Tally every line of the material that includes "this", then give the tally and nothing else.
_ _ _
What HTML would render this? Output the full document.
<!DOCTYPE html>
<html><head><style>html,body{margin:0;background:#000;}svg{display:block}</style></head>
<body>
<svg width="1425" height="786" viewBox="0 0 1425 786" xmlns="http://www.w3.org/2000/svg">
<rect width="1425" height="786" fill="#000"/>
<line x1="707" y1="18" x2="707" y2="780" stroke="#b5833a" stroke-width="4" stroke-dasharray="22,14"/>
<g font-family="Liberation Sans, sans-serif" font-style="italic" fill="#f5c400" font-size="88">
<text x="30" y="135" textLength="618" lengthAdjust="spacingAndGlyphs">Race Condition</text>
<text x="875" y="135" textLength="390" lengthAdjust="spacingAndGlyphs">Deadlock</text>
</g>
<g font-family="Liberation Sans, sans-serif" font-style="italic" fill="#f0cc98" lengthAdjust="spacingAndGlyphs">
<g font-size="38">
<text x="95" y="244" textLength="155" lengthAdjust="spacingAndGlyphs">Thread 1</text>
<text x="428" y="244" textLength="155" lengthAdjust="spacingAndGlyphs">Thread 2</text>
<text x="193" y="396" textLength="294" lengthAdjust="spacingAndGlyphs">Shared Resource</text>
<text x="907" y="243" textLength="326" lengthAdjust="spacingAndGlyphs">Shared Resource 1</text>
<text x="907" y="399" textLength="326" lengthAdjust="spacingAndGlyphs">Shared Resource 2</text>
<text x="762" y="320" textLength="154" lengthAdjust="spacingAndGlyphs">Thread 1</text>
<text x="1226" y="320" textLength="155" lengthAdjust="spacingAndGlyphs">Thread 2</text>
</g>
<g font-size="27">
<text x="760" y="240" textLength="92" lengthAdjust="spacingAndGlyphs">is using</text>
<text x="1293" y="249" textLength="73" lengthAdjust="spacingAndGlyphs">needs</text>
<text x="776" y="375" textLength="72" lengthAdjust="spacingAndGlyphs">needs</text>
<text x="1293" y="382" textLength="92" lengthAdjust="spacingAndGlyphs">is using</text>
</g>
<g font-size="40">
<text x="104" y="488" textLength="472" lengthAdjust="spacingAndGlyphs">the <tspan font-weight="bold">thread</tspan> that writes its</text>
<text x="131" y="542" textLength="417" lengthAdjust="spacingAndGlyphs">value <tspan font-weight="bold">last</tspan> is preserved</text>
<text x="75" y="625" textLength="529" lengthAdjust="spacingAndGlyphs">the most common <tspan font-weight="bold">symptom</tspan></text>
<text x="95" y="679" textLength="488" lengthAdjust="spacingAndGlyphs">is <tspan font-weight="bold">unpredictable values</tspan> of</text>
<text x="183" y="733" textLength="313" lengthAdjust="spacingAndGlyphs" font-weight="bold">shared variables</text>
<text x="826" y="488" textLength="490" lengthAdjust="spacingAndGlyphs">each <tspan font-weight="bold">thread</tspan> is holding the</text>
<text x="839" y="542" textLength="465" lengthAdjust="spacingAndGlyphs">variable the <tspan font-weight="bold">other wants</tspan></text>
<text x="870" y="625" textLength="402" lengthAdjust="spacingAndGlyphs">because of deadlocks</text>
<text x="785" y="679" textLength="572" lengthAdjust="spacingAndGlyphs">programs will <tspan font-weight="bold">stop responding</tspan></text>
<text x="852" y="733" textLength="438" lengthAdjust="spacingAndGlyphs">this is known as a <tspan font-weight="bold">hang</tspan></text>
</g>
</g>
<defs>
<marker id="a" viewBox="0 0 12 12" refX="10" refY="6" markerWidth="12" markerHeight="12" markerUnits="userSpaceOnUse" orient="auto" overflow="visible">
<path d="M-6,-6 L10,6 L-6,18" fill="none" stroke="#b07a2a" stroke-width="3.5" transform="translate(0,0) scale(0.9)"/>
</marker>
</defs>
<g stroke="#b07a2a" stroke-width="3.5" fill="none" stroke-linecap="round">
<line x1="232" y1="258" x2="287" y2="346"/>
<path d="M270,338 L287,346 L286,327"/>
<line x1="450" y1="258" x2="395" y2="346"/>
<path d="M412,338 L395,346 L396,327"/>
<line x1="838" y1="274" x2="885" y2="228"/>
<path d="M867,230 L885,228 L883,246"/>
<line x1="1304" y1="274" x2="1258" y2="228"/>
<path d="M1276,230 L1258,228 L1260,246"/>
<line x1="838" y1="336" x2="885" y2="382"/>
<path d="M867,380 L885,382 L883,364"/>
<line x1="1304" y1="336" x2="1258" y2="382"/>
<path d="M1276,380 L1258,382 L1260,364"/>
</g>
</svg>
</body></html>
_ _ _
ANSWER TO THE TASK:
2